The real power comes when you combine these approaches:
- Monitor system logs while watching business metrics
- Track social sentiment while monitoring your website traffic
- Watch financial markets while following news streams
The patterns we’ve covered—file watching, WebSockets, social streams, and live dashboards—give you the foundation to build responsive, intelligent systems. But remember: with great power comes great responsibility.

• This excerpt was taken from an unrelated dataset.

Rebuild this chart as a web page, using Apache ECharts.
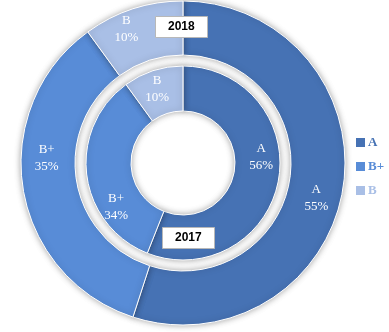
<!DOCTYPE html>
<html>
<head>
<meta charset="utf-8">
<script src="https://cdn.jsdelivr.net/npm/echarts@6/dist/echarts.min.js"></script>
<style>
  html, body { margin: 0; padding: 0; background: #fff; }
  #chart { width: 389px; height: 332px; }
</style>
</head>
<body>
<div id="chart"></div>
<script>
// Grades and their shares per year
var grades = ['A', 'B+', 'B'];
var share2018 = [55, 35, 10];
var share2017 = [56, 34, 10];
var yearLabels = ['2018', '2017'];

var gradeColors = ['#4672B4', '#588CD7', '#A9BFE6'];
var serifFont = '"Liberation Serif", "DejaVu Serif", serif';

// Per-slice nudges so each label sits in the open part of its slice
var outerNudge = [[-3, 13], [0, -27], [-14, -3]];
var innerNudge = [[2, -20], [10, 34], [-2, 0]];

function toData(values) {
  return grades.map(function (g, i) {
    return { name: g, value: values[i], itemStyle: { color: gradeColors[i] } };
  });
}

function ringSeries(name, values, radius, nudge) {
  return {
    name: name,
    type: 'pie',
    center: [183, 163],
    radius: radius,
    startAngle: 90,
    clockwise: true,
    avoidLabelOverlap: false,
    data: toData(values),
    itemStyle: {
      borderColor: '#ffffff',
      borderWidth: 1,
      shadowBlur: 6,
      shadowColor: 'rgba(0,0,0,0.35)'
    },
    label: {
      show: true,
      position: 'inside',
      formatter: '{b}\n{c}%',
      color: '#ffffff',
      fontFamily: serifFont,
      fontSize: 13,
      lineHeight: 17
    },
    labelLine: { show: false },
    labelLayout: function (p) {
      var n = nudge[p.dataIndex];
      return { dx: n[0], dy: n[1] };
    },
    emphasis: { disabled: true }
  };
}

function yearBox(text, left, top) {
  return {
    text: text,
    left: left,
    top: top,
    padding: [4, 13, 4, 13],
    backgroundColor: '#ffffff',
    borderColor: '#b8b8b8',
    borderWidth: 1,
    textStyle: {
      fontFamily: '"Liberation Sans", Arial, sans-serif',
      fontWeight: 'bold',
      fontSize: 12,
      color: '#000000',
      lineHeight: 14
    }
  };
}

var chart = echarts.init(document.getElementById('chart'), null, { renderer: 'canvas' });
chart.setOption({
  animation: false,
  backgroundColor: '#ffffff',
  title: [
    yearBox(yearLabels[0], 155, 16),
    yearBox(yearLabels[1], 162, 227)
  ],
  legend: {
    orient: 'vertical',
    left: 354,
    top: 136,
    padding: 0,
    icon: 'rect',
    itemWidth: 11,
    itemHeight: 11,
    itemGap: 11,
    selectedMode: false,
    data: grades.map(function (g, i) {
      return { name: g, textStyle: { color: gradeColors[i] } };
    }),
    textStyle: {
      fontFamily: serifFont,
      fontWeight: 'bold',
      fontSize: 13,
      padding: [0, 0, 0, -3]
    }
  },
  series: [
    ringSeries(yearLabels[0], share2018, [108, 162], outerNudge),
    ringSeries(yearLabels[1], share2017, [52, 97], innerNudge)
  ]
});
</script>
</body>
</html>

Real-time systems can be resource-intensive, and you need to be mindful of API rate limits, system resources, and the ethical implications of constant monitoring.
Start small. Monitor one log file. Watch one WebSocket feed. Build one simple dashboard. As you get comfortable with the patterns and pitfalls, you’ll discover endless possibilities for creating systems that don’t just analyze history, but actively participate in the present.